Productive day in Parliament, with the first reading of two amendments to the Constitution that I had proposed, seconded by Upeksha Swarnamali.The 24th, which is the more important I think, is about making Secretaries to Ministries Permanent, and restoring their appointment to the Public Service Commission. I hope that all those who are keen on independent commissions will accept that these will have no teeth if the most important appointments in the Public Service are left in the hands of the Executive.
The text in all three languages, as gazetted a couple of weeks back, is available at http://tiny.cc/19thAmendment
The other amendment, the 23rd, is to fulfil the pledge in the Presidential manifesto to introduce an electoral system that ensures individual representation for constituencies but makes the whole of Parliament proportionate to the will of the people. I cannot understand why we are making such a meal of this particular reform, since the text as gazetted indicates how simple it is to ensure this. The only question is the number of constituencies, and since the election Commissioner said that 125 would be hard to define, I have suggested that the first election under this system could be for 150 constituencies. He said that reducing the current number to this would not take him more than three months.

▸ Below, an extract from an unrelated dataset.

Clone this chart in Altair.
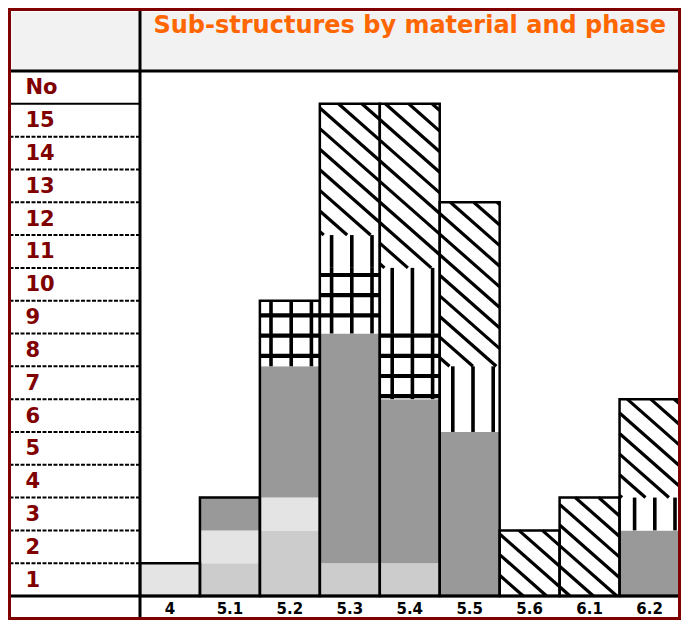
import math
import altair as alt
import pandas as pd

# ---------------- data ----------------
categories = ["4", "5.1", "5.2", "5.3", "5.4", "5.5", "5.6", "6.1", "6.2"]
series = ["Type 1", "Type 2", "Type 3", "Type 4", "Type 5", "Type 6"]
type1 = [0, 1, 2, 1, 1, 0, 0, 0, 0]
type2 = [1, 1, 1, 0, 0, 0, 0, 0, 0]
type3 = [0, 1, 4, 7, 5, 5, 0, 0, 2]
type4 = [0, 0, 2, 2, 2, 0, 0, 0, 0]
type5 = [0, 0, 0, 1, 2, 2, 0, 0, 1]
type6 = [0, 0, 0, 4, 5, 5, 2, 3, 3]
series_values = [type1, type2, type3, type4, type5, type6]
row_labels = [str(k) for k in range(1, 16)] + ["No"]
title_text = "Sub-structures by material and phase"

# ---------------- style ----------------
fill_colors = ["#cccccc", "#e4e4e4", "#999999", "#ffffff", "#ffffff", "#ffffff"]
PATTERN = {"Type 4": "cross", "Type 5": "vertical", "Type 6": "diagonal"}
FONT = "DejaVu Sans"
DARK_RED = "#800000"
ORANGE = "#ff6600"

# ---------------- layout (page pixels) ----------------
VIEW_LEFT, VIEW_TOP, VIEW_RIGHT, VIEW_BOTTOM = 9.5, 9.5, 679.5, 618.5
X0_PAGE, Y0_PAGE, TOPLINE_PAGE = 140.0, 596.0, 71.0
W = VIEW_RIGHT - VIEW_LEFT
H = VIEW_BOTTOM - VIEW_TOP
NCAT = len(categories)
NROW = len(row_labels)
BAND = (VIEW_RIGHT - X0_PAGE) / NCAT
ROW = (Y0_PAGE - TOPLINE_PAGE) / NROW
XMIN = -(X0_PAGE - VIEW_LEFT) / BAND
XMAX = float(NCAT)
YMAX = (Y0_PAGE - VIEW_TOP) / ROW
YMIN = -(VIEW_BOTTOM - Y0_PAGE) / ROW

# hatch pattern tiling (page pixels)
V0, VS = 271.0, 20.2          # vertical stripes
H0, HS = 275.0, 20.2          # horizontal stripes
M = 0.88                      # diagonal slope (down-right)
DS = 20.6
C0 = 566.2 - M * 559.6


def px(X):
    return X0_PAGE + X * BAND


def py(Y):
    return Y0_PAGE - Y * ROW


def to_x(p):
    return (p - X0_PAGE) / BAND


def to_y(p):
    return (Y0_PAGE - p) / ROW


# long table for stacked bars
rows = []
for i, cat in enumerate(categories):
    for order, (s, vals) in enumerate(zip(series, series_values)):
        if vals[i] > 0:
            rows.append({"cat": cat, "i": i, "series": s, "order": order, "value": vals[i]})
long_df = pd.DataFrame(rows)

totals_df = pd.DataFrame({
    "cat": categories,
    "i": list(range(NCAT)),
    "total": [sum(v[i] for v in series_values) for i in range(NCAT)],
})

# segments for hatching
segments = []
for i in range(NCAT):
    base = 0
    for s, vals in zip(series, series_values):
        v = vals[i]
        if v > 0:
            segments.append((i, base, base + v, s))
            base += v

vert, horiz, diag = [], [], []
for i, b0, b1, s in segments:
    kind = PATTERN.get(s)
    if kind is None:
        continue
    xa, xb = px(i), px(i + 1)
    ya, yb = py(b1), py(b0)
    if kind in ("vertical", "cross"):
        k = math.ceil((xa - V0) / VS)
        while V0 + k * VS < xb:
            p = V0 + k * VS
            if p - xa > 2.5 and xb - p > 2.5:
                vert.append({"x": to_x(p), "y": b0, "y2": b1})
            k += 1
    if kind == "cross":
        k = math.ceil((ya - H0) / HS)
        while H0 + k * HS < yb:
            p = H0 + k * HS
            if p - ya > 2 and yb - p > 2:
                horiz.append({"x": i, "x2": i + 1, "y": to_y(p)})
            k += 1
    if kind == "diagonal":
        cmin, cmax = ya - M * xb, yb - M * xa
        k = math.ceil((cmin - C0) / DS)
        while C0 + k * DS <= cmax:
            c = C0 + k * DS
            lo = max(xa, (ya - c) / M)
            hi = min(xb, (yb - c) / M)
            if hi - lo > 0.8:
                diag.append({"x": to_x(lo), "y": to_y(M * lo + c),
                             "x2": to_x(hi), "y2": to_y(M * hi + c)})
            k += 1

vert_df = pd.DataFrame(vert)
horiz_df = pd.DataFrame(horiz)
diag_df = pd.DataFrame(diag)

xs = alt.Scale(domain=[XMIN, XMAX], nice=False, zero=False)
ys = alt.Scale(domain=[YMIN, YMAX], nice=False, zero=False)

header = alt.Chart(pd.DataFrame({"a": [0]})).mark_rect(color="#f2f2f2").encode(
    x=alt.value(2), x2=alt.value(W - 1),
    y=alt.YDatum(NROW, scale=ys, axis=None), y2=alt.value(2.5),
)

bars = alt.Chart(long_df).transform_stack(
    stack="value", groupby=["cat"], sort=[alt.SortField("order", order="ascending")],
    as_=["y0", "y1"],
).transform_calculate(i2="datum.i + 1").mark_rect().encode(
    x=alt.X("i:Q", scale=xs, axis=None),
    x2="i2:Q",
    y=alt.Y("y0:Q", scale=ys, axis=None),
    y2="y1:Q",
    fill=alt.Fill("series:N", scale=alt.Scale(domain=series, range=fill_colors), legend=None),
)

vert_layer = alt.Chart(vert_df).mark_rule(color="black", strokeWidth=3.6).encode(
    x=alt.X("x:Q", scale=xs, axis=None),
    y=alt.Y("y:Q", scale=ys, axis=None), y2="y2:Q",
)
horiz_layer = alt.Chart(horiz_df).mark_rule(color="black", strokeWidth=4.2).encode(
    x=alt.X("x:Q", scale=xs, axis=None), x2="x2:Q",
    y=alt.Y("y:Q", scale=ys, axis=None),
)
diag_layer = alt.Chart(diag_df).mark_rule(color="black", strokeWidth=3.2).encode(
    x=alt.X("x:Q", scale=xs, axis=None), x2="x2:Q",
    y=alt.Y("y:Q", scale=ys, axis=None), y2="y2:Q",
)

outline = alt.Chart(totals_df).transform_calculate(i2="datum.i + 1").mark_rect(
    fill="transparent", stroke="black", strokeWidth=2.5
).encode(
    x=alt.X("i:Q", scale=xs, axis=None), x2="i2:Q",
    y=alt.Y("total:Q", scale=ys, axis=None), y2=alt.datum(0),
)

# table lines
vline = alt.Chart(pd.DataFrame({"a": [0]})).mark_rule(color="black", strokeWidth=3).encode(
    x=alt.XDatum(0, scale=xs, axis=None), y=alt.value(0), y2=alt.value(H),
)
hlines = alt.Chart(pd.DataFrame({"y": [0, NROW]})).mark_rule(color="black", strokeWidth=3).encode(
    x=alt.value(0), x2=alt.value(W),
    y=alt.Y("y:Q", scale=ys, axis=None),
)
solid_row = alt.Chart(pd.DataFrame({"y": [NROW - 1]})).mark_rule(color="black", strokeWidth=2).encode(
    x=alt.XDatum(XMIN, scale=xs, axis=None), x2=alt.datum(0),
    y=alt.Y("y:Q", scale=ys, axis=None),
)
dashed_rows = alt.Chart(pd.DataFrame({"y": list(range(1, NROW - 1))})).mark_rule(
    color="black", strokeWidth=2, strokeDash=[4, 1.5]
).encode(
    x=alt.XDatum(XMIN, scale=xs, axis=None), x2=alt.datum(0),
    y=alt.Y("y:Q", scale=ys, axis=None),
)

# row labels (left column) and category labels (bottom row)
row_df = pd.DataFrame({"label": row_labels, "row": list(range(1, NROW + 1))})
row_text = alt.Chart(row_df).transform_calculate(yc="datum.row - 0.5").mark_text(
    font=FONT, fontSize=21, fontWeight="bold", color=DARK_RED,
    align="left", baseline="middle", dy=1,
).encode(
    x=alt.value(16),
    y=alt.Y("yc:Q", scale=ys, axis=None),
    text="label:N",
)

cat_df = pd.DataFrame({"cat": categories, "i": list(range(NCAT))})
cat_text = alt.Chart(cat_df).transform_calculate(xc="datum.i + 0.5").mark_text(
    font=FONT, fontSize=15, fontWeight="bold", color="black",
    align="center", baseline="alphabetic",
).encode(
    x=alt.X("xc:Q", scale=xs, axis=None),
    y=alt.value(H - 4.5),
    text="cat:N",
)

title = alt.Chart(pd.DataFrame({"t": [title_text]})).mark_text(
    font=FONT, fontSize=24, fontWeight="bold", color=ORANGE,
    align="center", baseline="alphabetic",
).encode(
    x=alt.XDatum(NCAT / 2, scale=xs, axis=None), y=alt.value(23.8), text="t:N",
)

border = alt.Chart(pd.DataFrame({"a": [0]})).mark_rect(
    fill="transparent", stroke=DARK_RED, strokeWidth=3
).encode(
    x=alt.value(0), x2=alt.value(W), y=alt.value(0), y2=alt.value(H),
)

chart = alt.layer(
    header, bars, vert_layer, horiz_layer, diag_layer, outline,
    vline, hlines, solid_row, dashed_rows, row_text, cat_text, title, border,
).properties(
    width=W, height=H,
    padding={"left": 1.5, "top": 1.5, "right": 1.5, "bottom": 1.5},
    autosize=alt.AutoSizeParams(type="none"),
    background="white",
).configure_view(strokeWidth=0)

chart.save("out.html", embed_options={"renderer": "svg", "actions": False})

I can only hope that, now that these are before Parliament, they will be discussed more widely. To go for an election on the present system would be disastrous, since we would once again have a Parliament elected on a system that privileges money and strong arm tactics.
Before I presented the Amendments however there was a long discussion on the Supreme Court ruling regarding the 19th Amendment. That is excellent and well presented, but from something Ranil presented, I fear that there will be further sleight of hand. The Supreme Court, rightly, looked only at the gazetted version, and did not comment about the amendments that had been virtually smuggled in, contrary to the consensus at the Party Leaders Meeting on March 15th. But they did refer to one amendment which helped to overcome one of the objections raised to the gzetted draft. Ranil used this to suggest that those amendments had also been subjected to the scrutiny of the court.

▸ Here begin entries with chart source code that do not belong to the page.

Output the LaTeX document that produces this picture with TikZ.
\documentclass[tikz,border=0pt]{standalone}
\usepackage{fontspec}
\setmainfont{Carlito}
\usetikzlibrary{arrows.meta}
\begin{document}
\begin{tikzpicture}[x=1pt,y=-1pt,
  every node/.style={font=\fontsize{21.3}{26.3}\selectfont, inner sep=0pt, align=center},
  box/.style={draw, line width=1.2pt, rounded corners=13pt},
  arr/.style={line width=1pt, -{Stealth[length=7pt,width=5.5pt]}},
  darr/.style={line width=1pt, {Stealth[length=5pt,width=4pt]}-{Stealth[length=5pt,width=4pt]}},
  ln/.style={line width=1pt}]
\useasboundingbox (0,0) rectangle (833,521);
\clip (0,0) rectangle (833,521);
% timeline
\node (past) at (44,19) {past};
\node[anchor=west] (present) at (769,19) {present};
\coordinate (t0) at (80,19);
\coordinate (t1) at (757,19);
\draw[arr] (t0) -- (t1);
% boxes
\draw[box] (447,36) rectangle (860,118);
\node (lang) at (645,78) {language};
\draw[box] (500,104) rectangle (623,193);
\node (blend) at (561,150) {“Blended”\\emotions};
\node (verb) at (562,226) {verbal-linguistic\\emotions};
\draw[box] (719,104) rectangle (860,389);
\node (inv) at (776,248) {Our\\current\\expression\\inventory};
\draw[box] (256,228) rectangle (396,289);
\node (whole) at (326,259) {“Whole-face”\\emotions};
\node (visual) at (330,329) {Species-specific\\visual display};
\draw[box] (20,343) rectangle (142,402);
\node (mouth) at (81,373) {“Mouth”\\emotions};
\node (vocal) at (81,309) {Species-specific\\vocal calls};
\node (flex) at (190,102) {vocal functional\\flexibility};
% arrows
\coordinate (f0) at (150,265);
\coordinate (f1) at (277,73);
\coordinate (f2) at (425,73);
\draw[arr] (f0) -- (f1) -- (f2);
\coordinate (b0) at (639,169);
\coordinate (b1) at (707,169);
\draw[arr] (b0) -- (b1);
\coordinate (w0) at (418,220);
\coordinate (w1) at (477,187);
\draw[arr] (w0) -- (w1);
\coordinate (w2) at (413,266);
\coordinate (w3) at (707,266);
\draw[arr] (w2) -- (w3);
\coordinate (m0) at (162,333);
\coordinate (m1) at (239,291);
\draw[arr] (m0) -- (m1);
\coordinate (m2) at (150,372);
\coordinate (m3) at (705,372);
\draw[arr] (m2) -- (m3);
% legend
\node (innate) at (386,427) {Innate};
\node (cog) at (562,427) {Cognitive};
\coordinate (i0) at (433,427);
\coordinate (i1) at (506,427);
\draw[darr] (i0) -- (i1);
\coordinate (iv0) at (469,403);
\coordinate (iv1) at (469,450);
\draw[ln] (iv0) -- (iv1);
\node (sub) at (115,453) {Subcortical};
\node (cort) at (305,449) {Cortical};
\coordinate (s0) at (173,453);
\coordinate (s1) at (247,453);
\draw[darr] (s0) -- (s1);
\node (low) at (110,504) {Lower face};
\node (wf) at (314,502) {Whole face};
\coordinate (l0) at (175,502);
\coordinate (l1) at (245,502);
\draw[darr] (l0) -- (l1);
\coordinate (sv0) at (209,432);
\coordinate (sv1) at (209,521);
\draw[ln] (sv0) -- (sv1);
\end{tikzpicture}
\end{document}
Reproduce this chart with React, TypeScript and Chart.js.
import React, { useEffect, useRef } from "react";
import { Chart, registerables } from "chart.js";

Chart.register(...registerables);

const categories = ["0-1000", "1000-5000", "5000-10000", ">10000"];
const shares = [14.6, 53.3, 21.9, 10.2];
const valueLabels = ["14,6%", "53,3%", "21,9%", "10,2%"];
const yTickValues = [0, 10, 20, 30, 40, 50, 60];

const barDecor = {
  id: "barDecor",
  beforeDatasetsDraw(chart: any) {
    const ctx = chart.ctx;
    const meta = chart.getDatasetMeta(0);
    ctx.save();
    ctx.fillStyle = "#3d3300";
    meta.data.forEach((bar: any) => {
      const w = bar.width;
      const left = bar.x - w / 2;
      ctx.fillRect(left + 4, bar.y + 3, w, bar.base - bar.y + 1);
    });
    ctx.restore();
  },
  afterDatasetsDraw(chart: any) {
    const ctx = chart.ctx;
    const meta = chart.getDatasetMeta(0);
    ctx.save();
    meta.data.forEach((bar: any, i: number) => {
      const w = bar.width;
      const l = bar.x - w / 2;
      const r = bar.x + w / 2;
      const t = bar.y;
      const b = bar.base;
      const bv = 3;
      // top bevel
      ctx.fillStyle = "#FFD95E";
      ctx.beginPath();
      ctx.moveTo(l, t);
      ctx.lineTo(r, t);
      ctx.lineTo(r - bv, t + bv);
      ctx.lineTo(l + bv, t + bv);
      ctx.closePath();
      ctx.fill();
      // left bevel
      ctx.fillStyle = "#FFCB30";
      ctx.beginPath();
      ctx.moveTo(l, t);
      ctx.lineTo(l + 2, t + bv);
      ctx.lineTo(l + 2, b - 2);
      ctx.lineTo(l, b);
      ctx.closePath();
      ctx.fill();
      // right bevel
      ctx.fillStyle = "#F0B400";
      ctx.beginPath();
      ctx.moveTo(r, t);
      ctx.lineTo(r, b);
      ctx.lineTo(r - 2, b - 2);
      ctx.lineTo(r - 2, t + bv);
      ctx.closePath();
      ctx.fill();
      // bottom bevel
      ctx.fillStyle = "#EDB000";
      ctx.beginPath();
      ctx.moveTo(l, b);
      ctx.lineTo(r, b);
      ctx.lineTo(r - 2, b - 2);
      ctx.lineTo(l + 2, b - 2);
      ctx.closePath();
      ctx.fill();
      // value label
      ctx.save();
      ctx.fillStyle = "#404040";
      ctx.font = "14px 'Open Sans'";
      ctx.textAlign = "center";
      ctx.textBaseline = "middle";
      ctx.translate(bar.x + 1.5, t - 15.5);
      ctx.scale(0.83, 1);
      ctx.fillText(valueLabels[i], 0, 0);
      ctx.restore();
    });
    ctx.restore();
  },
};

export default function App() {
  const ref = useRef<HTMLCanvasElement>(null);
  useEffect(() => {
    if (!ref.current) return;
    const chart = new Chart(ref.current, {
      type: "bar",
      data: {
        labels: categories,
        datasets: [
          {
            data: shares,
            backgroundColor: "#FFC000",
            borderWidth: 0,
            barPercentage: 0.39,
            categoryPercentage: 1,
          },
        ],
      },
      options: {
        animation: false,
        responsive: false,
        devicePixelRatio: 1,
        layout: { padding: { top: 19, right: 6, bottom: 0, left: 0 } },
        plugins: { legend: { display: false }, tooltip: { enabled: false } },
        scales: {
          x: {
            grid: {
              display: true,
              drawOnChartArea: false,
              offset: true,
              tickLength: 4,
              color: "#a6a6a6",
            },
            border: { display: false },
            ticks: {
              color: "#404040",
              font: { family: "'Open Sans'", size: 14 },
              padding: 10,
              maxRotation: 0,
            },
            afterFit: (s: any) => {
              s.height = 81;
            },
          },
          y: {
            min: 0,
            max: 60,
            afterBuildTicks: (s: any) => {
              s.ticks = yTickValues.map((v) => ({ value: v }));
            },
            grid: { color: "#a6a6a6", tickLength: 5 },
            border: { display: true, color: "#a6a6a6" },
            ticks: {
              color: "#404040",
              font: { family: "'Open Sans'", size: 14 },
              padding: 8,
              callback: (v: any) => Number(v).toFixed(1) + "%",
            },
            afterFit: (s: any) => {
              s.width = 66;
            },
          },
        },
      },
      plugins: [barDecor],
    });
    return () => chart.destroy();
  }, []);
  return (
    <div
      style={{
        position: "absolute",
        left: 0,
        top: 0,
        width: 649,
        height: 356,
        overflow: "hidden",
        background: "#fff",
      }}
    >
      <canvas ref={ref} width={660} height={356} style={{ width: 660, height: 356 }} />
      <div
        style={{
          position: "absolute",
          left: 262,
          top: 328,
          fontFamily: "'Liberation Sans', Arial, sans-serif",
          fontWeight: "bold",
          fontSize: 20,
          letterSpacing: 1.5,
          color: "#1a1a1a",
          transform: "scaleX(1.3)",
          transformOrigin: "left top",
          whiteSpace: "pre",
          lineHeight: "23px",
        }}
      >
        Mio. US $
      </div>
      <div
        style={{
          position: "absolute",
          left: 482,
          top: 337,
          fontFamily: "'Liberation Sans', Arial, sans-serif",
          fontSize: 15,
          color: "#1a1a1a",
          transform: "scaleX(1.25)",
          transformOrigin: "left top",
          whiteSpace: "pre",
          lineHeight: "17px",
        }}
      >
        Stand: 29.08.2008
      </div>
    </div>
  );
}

This was emphatically not the case, and in fact the only other suggested amendment they mentioned in the judgment was another the Attorney General said would be brought in at Committee stage. In fact the text cited is nonsensical, so I hope that the actual amendment to be introduced is drafted more carefully.
But the real danger is that Ranil will try to claim that the smuggled in amendment to the newly introduced 33A has been approved by the Court. This is a very substantial amendment, which requires the President to always act on the advice of the Prime Minister.
This provision had been in the original draft but had been removed after it was objected to by everyone at the meeting on March 15th who spoke, except for Ranil. It was then that he said that he would complain to President Kumaratunga. He denied in Parliament that he had complained, but he could not deny his plaintive threat to go and tell mummy that the other children were depriving him of his toys.
That clause then was removed from the gazetted draft, though Jayampathy Wickremaratne allowed the even more offending provisions, that the Prime Minister should head the Cabinet and decide on Ministries, to remain. He claimed that this was a mistake, and it was human to err.
That so-called human error was struck down by the Supreme Court, but it did not comment on the smuggled in 33A. However the judgment does say very clearly that ‘If the people have conferred such power on the President, it must be either exercised by the President directly or someone who derives authority from the President….If the inalienable sovereignty of the people which they reposed on the President is trust is exercised by any other agency or instrument who do not have any authority from the President, then such exercise would necessarily affect the sovereignty of the People. It is in this backdrop the Court in the Nineteenth Amendment Determination came to a conclusion that the transfer, relinquishment of removal of a power attributed to one organ of government to another organ or body would be inconsistent with Article 3 read with Article 4 of the Constitution. Though Article 4 provides the form and manner of exercise of the sovereignty of the people, the ultimate act or decision of his executive functions must be retained by the President. So long as the President remains the Head of the Executive, the exercise of his powers remain supreme of sovereign in the executive field and others to whom such power is given must derive the authority from the President or exercise the Executive power vested in the President as a delegation of the President.’
This makes it clear enough that subordinating the decision making power of the President to the advice of the Prime Minister is unacceptable. But Ranil tried to skate over this, and talked about his usurpation of powers not applying to the currently elected President. However the draft makes clear that the President loses much residual authority after the next General Election.
But we cannot leave such important issues to the subterfuges Ranil will employ. I hope it will be possible for the matter to be canvassed in the Court, which should be asked to rule on whether the smuggled in 33A can be passed without a referendum. The wording of the judgment, as quoted above, makes clear that there can be no such derogation of power. But it may be best to get a clear ruling from the Court if possible, otherwise the Amendment may well be smuggled in to Parliament.
It was agreed at the meeting to decide on when the Bill would be taken up that only the gazetted version could be voted on at the 2nd reading, which is standard practice. I suspect there will be a lot of amendments, including my own, which will try to introduce specific Cabinet portfolios. But it will be necessary to discuss these at length, and also to disallow anything that contradicts the very clear opinion of the Court regarding the continuing Executive authority of the President.